━━━ SOURCE MATERIAL

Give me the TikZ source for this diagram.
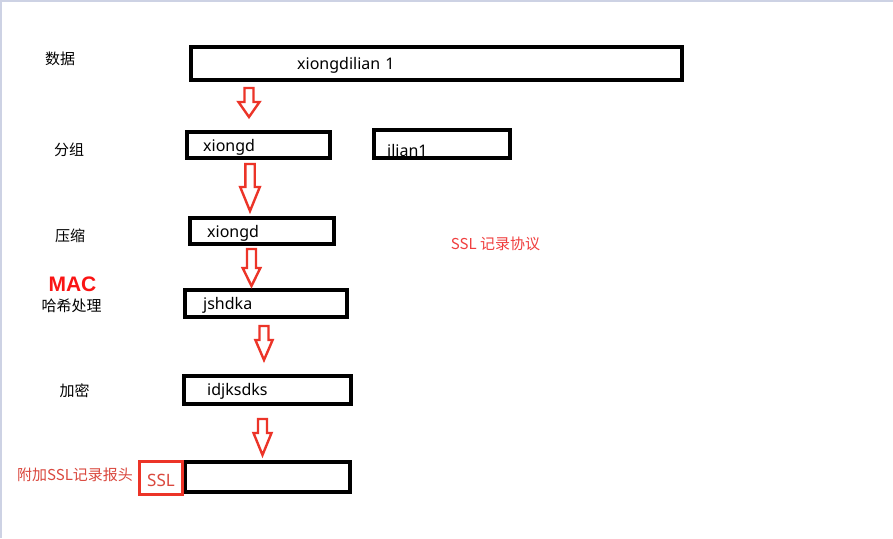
\documentclass[tikz,border=0pt]{standalone}
\usepackage{fontspec}
\setmainfont{Noto Sans}
\newfontfamily\cjk{Noto Sans CJK SC}
\newfontfamily\macfont{Liberation Sans}
\definecolor{arrred}{RGB}{236,52,40}
\definecolor{macred}{RGB}{250,20,20}
\definecolor{hdrred}{RGB}{218,72,62}
\definecolor{sslred}{RGB}{240,62,62}
\definecolor{edge}{RGB}{205,210,228}
\tikzset{
  databox/.style={draw=black, line width=4pt},
  sslbox/.style={draw=arrred, line width=3.2pt},
  hollowarrow/.style={draw=arrred, fill=white, line width=2.4pt, line join=miter},
  boxtext/.style={font=\fontsize{16}{18}\selectfont, inner sep=0pt, anchor=base west},
  steplabel/.style={font=\cjk\fontsize{15}{17}\selectfont, inner sep=0pt},
}
\newcommand{\hollowdown}[6]{% cx, top, headstart, tip, shafthalf, headhalf
  \draw[hollowarrow] (#1-#5,#2) -- (#1+#5,#2) -- (#1+#5,#3) -- (#1+#6,#3) -- (#1,#4)
    -- (#1-#6,#3) -- (#1-#5,#3) -- cycle;}
\begin{document}
\begin{tikzpicture}[x=1pt,y=-1pt]
\useasboundingbox (0,0) rectangle (893,538);
\fill[white] (0,0) rectangle (893,538);
\draw[edge, line width=1.5pt] (0.75,538) -- (0.75,0.75) -- (893,0.75);

% box texts (drawn first so the borders lie over them)
\node[boxtext] (t1) at (297,69) {xiongdilian\kern5pt 1};
\node[boxtext] (t2) at (203,151) {xiongd};
\node[boxtext] (t2x) at (387,156.5) {ilian1};
\node[boxtext] (t3) at (207,237) {xiongd};
\node[boxtext] (t4) at (203,309) {jshdka};
\node[boxtext] (t5) at (207,395.5) {idjksdks};
\node[boxtext, text=hdrred, font=\fontsize{17}{19}\selectfont] (t6) at (147,486.5) {SSL};

% boxes
\coordinate (b1a) at (191,47);  \coordinate (b1b) at (682,80);
\draw[databox] (b1a) rectangle (b1b);
\coordinate (b2a) at (187,132); \coordinate (b2b) at (330,158);
\draw[databox] (b2a) rectangle (b2b);
\coordinate (b2xa) at (374,130); \coordinate (b2xb) at (510,158);
\draw[databox] (b2xa) rectangle (b2xb);
\coordinate (b3a) at (190,218); \coordinate (b3b) at (334,244);
\draw[databox] (b3a) rectangle (b3b);
\coordinate (b4a) at (185,290); \coordinate (b4b) at (347,317);
\draw[databox] (b4a) rectangle (b4b);
\coordinate (b5a) at (184,376); \coordinate (b5b) at (351,404);
\draw[databox] (b5a) rectangle (b5b);
\coordinate (b6a) at (185,462); \coordinate (b6b) at (350,492);
\draw[databox] (b6a) rectangle (b6b);
\coordinate (sa) at (139.5,461.5); \coordinate (sb) at (182.5,494.5);
\draw[sslbox] (sa) rectangle (sb);

% arrows
\hollowdown{249}{88}{102}{117}{4.5}{10.5}
\hollowdown{250}{164}{187}{211}{4.7}{9.8}
\hollowdown{251.5}{249}{268}{286}{4.5}{8.8}
\hollowdown{264}{326}{340}{360}{4.5}{8.6}
\hollowdown{262.5}{419}{433}{455}{4.5}{9.0}

% left labels
\node[steplabel] (l1) at (60,58.5) {数据};
\node[steplabel] (l2) at (69,150) {分组};
\node[steplabel] (l3) at (70,236) {压缩};
\node[font=\macfont\bfseries\fontsize{21}{23}\selectfont, text=macred, inner sep=0pt] (mac) at (72.5,284.5) {MAC};
\node[steplabel] (l4) at (71.5,306) {哈希处理};
\node[steplabel] (l5) at (74.5,391) {加密};
\node[steplabel, text=hdrred] (l6) at (75,475) {附加SSL记录报头};
\node[steplabel, text=sslred] (proto) at (495.5,244) {SSL 记录协议};
\end{tikzpicture}
\end{document}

━━━━━━

CHALLENGE:
Write out the listing above exactly as it stands, pictures excluded.

FINAL ANSWER:
Give me the TikZ source for this diagram.
\documentclass[tikz,border=0pt]{standalone}
\usepackage{fontspec}
\setmainfont{Noto Sans}
\newfontfamily\cjk{Noto Sans CJK SC}
\newfontfamily\macfont{Liberation Sans}
\definecolor{arrred}{RGB}{236,52,40}
\definecolor{macred}{RGB}{250,20,20}
\definecolor{hdrred}{RGB}{218,72,62}
\definecolor{sslred}{RGB}{240,62,62}
\definecolor{edge}{RGB}{205,210,228}
\tikzset{
  databox/.style={draw=black, line width=4pt},
  sslbox/.style={draw=arrred, line width=3.2pt},
  hollowarrow/.style={draw=arrred, fill=white, line width=2.4pt, line join=miter},
  boxtext/.style={font=\fontsize{16}{18}\selectfont, inner sep=0pt, anchor=base west},
  steplabel/.style={font=\cjk\fontsize{15}{17}\selectfont, inner sep=0pt},
}
\newcommand{\hollowdown}[6]{% cx, top, headstart, tip, shafthalf, headhalf
  \draw[hollowarrow] (#1-#5,#2) -- (#1+#5,#2) -- (#1+#5,#3) -- (#1+#6,#3) -- (#1,#4)
    -- (#1-#6,#3) -- (#1-#5,#3) -- cycle;}
\begin{document}
\begin{tikzpicture}[x=1pt,y=-1pt]
\useasboundingbox (0,0) rectangle (893,538);
\fill[white] (0,0) rectangle (893,538);
\draw[edge, line width=1.5pt] (0.75,538) -- (0.75,0.75) -- (893,0.75);

% box texts (drawn first so the borders lie over them)
\node[boxtext] (t1) at (297,69) {xiongdilian\kern5pt 1};
\node[boxtext] (t2) at (203,151) {xiongd};
\node[boxtext] (t2x) at (387,156.5) {ilian1};
\node[boxtext] (t3) at (207,237) {xiongd};
\node[boxtext] (t4) at (203,309) {jshdka};
\node[boxtext] (t5) at (207,395.5) {idjksdks};
\node[boxtext, text=hdrred, font=\fontsize{17}{19}\selectfont] (t6) at (147,486.5) {SSL};

% boxes
\coordinate (b1a) at (191,47);  \coordinate (b1b) at (682,80);
\draw[databox] (b1a) rectangle (b1b);
\coordinate (b2a) at (187,132); \coordinate (b2b) at (330,158);
\draw[databox] (b2a) rectangle (b2b);
\coordinate (b2xa) at (374,130); \coordinate (b2xb) at (510,158);
\draw[databox] (b2xa) rectangle (b2xb);
\coordinate (b3a) at (190,218); \coordinate (b3b) at (334,244);
\draw[databox] (b3a) rectangle (b3b);
\coordinate (b4a) at (185,290); \coordinate (b4b) at (347,317);
\draw[databox] (b4a) rectangle (b4b);
\coordinate (b5a) at (184,376); \coordinate (b5b) at (351,404);
\draw[databox] (b5a) rectangle (b5b);
\coordinate (b6a) at (185,462); \coordinate (b6b) at (350,492);
\draw[databox] (b6a) rectangle (b6b);
\coordinate (sa) at (139.5,461.5); \coordinate (sb) at (182.5,494.5);
\draw[sslbox] (sa) rectangle (sb);

% arrows
\hollowdown{249}{88}{102}{117}{4.5}{10.5}
\hollowdown{250}{164}{187}{211}{4.7}{9.8}
\hollowdown{251.5}{249}{268}{286}{4.5}{8.8}
\hollowdown{264}{326}{340}{360}{4.5}{8.6}
\hollowdown{262.5}{419}{433}{455}{4.5}{9.0}

% left labels
\node[steplabel] (l1) at (60,58.5) {数据};
\node[steplabel] (l2) at (69,150) {分组};
\node[steplabel] (l3) at (70,236) {压缩};
\node[font=\macfont\bfseries\fontsize{21}{23}\selectfont, text=macred, inner sep=0pt] (mac) at (72.5,284.5) {MAC};
\node[steplabel] (l4) at (71.5,306) {哈希处理};
\node[steplabel] (l5) at (74.5,391) {加密};
\node[steplabel, text=hdrred] (l6) at (75,475) {附加SSL记录报头};
\node[steplabel, text=sslred] (proto) at (495.5,244) {SSL 记录协议};
\end{tikzpicture}
\end{document}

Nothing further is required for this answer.